I have seen quite different usecases over time and I have hard time to
tell which of them to call common enough.

> > From my point of view the safest (in a sense of the least surprise)
> > way to go with opt-in for the new heuristic. I am pretty sure all who
> > would benefit from the new behavior will enable it while others will not
> > regress in unexpected way.
> 
> This thinking simply needs to be balanced against the need to make an
> unsurprising and consistent final interface.

Sure. And I _think_ we can come up with a clear interface to configure
the oom behavior - e.g. a kernel command line parameter with a default
based on a config option.
 
> The current behavior breaks isolation by letting tasks in different
> cgroups compete with each other during an OOM kill. While you can
> rightfully argue that it's possible for usecases to rely on this, you
> cannot tell me that this is the least-surprising thing we can offer
> users; certainly not new users, but also not many/most existing ones.

I would argue that a global OOM has been always a special case and
people got used to "kill the largest task" strategy. I have seen
multiple reports where people were complaining when this wasn't the case
(e.g. when the NUMA policies were involved).
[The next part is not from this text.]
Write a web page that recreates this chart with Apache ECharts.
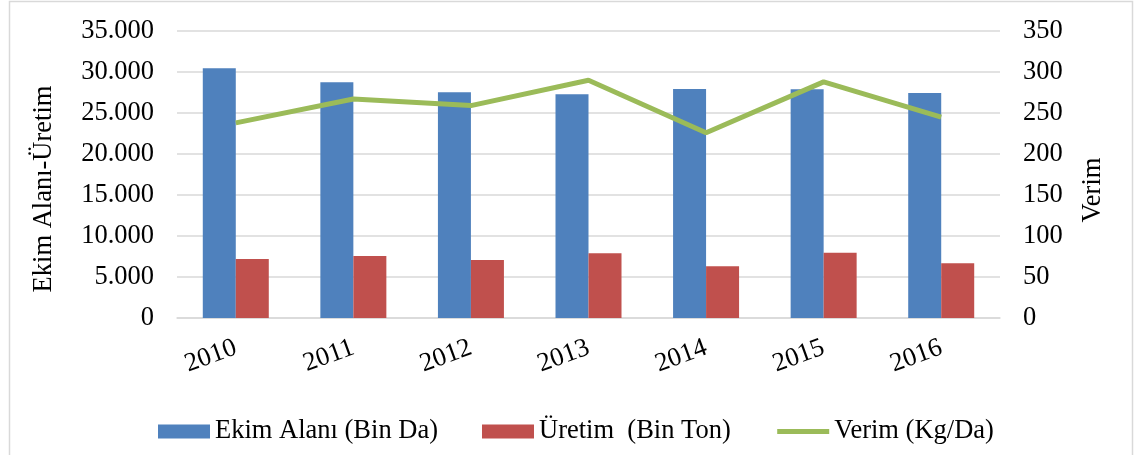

> > We can talk about the way _how_ to control these oom strategies, of
> > course. But I would be really reluctant to change the default which is
> > used for years and people got used to it.
> 
> I really doubt there are many cgroup users that rely on that
> particular global OOM behavior.
> 
> We have to agree to disagree, I guess.

Yes, I am afraid so. And I do not hear this would be a feature so many
users have been asking for a long time to simply say "yeah everybody
wants that, make it a default". And as such I do not see a reason why we
should enforce it on all users. It is really trivial to enable it when
it is considered useful.
-- 
Michal Hocko
SUSE Labs